SOUTHERN PINES, N.C. - Perhaps the oddest thing about Cristie Kerr's victory Sunday at the U.S. Women's Open was that at the age of 29 she was the second oldest player to finish in the top-15 at the Pine Needles Lodge & Golf Club. And she earned that honor only by a year over 30-year-old Mi Hyun Kim. Clearly, women's college golf is becoming like men's college basketball. All the best school-age players are in the pros.

There were 11 college-age players (22 or younger) among the top 21 on the final leader board, including 18-year-old Angela Park, who tied with Lorena Ochoa for second place, two strokes behind Kerr. In fact, half of the top six - Angela Park, In-Bee Park and Jiyai Shin - are 18, the age at which most incoming freshmen find themself. But they are all three professionals and won a combined $505,152 at Pine Needles. Not a bad allowance.

And these were not flash-in-the-pan performances. Three of the top 12 on the Rolex Rankings - No. 6 Morgan Pressel (19), No. 7 Paula Creamer (20) and No. 12 Brittany Lincicome (21) all could be in college if they were not good enough to play professional golf right now. Shin, 18, currently leads the Korean LPGA money list. The youth wave in women's golf is clearly an international phenomenon.

Why are there suddenly so many good, young female players? The simplest answer is that better athletes are getting better instruction at an earlier age. There is also the fact that females mature physically at an earlier age than males and thus can hold their own competitively against adults sooner. And there is the fact that the talent pool in women's golf is not as deep as in the men's game - but that is changing, and very rapidly.

Proof of the phenomenal explosion of talent in women's golf was all over the leader board at the U.S. Open. Teens like Angela Park, In-Bee Park and Shin held their own against Kerr (a 10-time winner on tour), Ochoa (No. 1 in the Rolex Rankings) and Se Ri Pak (a Hall of Famer who has won five majors, including last year's McDonald's LPGA Championship). "Intimidation" appears not to be a word they teach in high school.

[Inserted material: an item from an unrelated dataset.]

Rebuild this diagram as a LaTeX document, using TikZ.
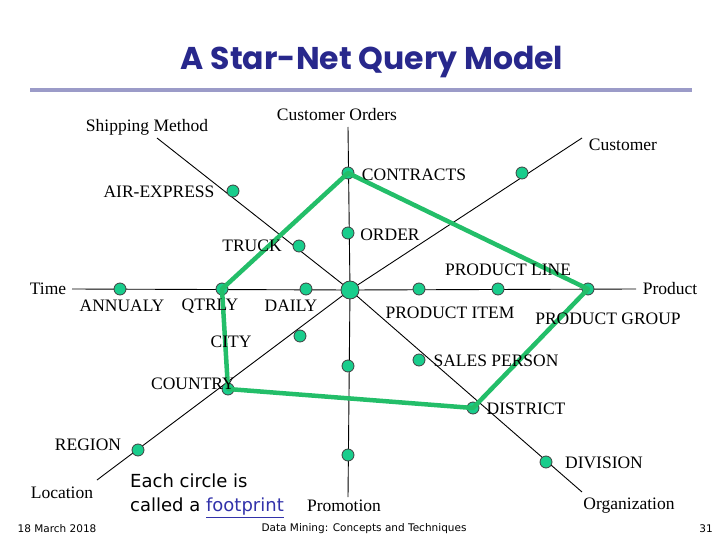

Why are there better athletes playing women's golf now? Well, in the United States most of these girls can be considered title IX babies. They are the first generation of children whose mothers played sports in college in significant numbers. But globally, they are all Tiger Babies. Well before his wife Elin gave birth to Sam Alexis, Tiger Woods was spawning a generation of golfers.

Think about it: Those players who are 18, 19 and 20 years old were 7, 8 and 9 when Woods turned pro in 1996. When they were looking for athletic heroes they found one of the most recognizable athletes in the world to be a golfer. Not only was he a golfer but he was young, hip, handsome, a minority in a white sport, and he looked like an athlete. He was fit.

Tiger did two things to make kids want to be golfers. He made the game cool, and he made it possible to get rich playing the game. Even if not everyone can get the tens of millions in endorsement deals Woods gets, those with skill can have a shot at the prize money that has exploded significantly on all the tours of the world in the Tiger Woods Era.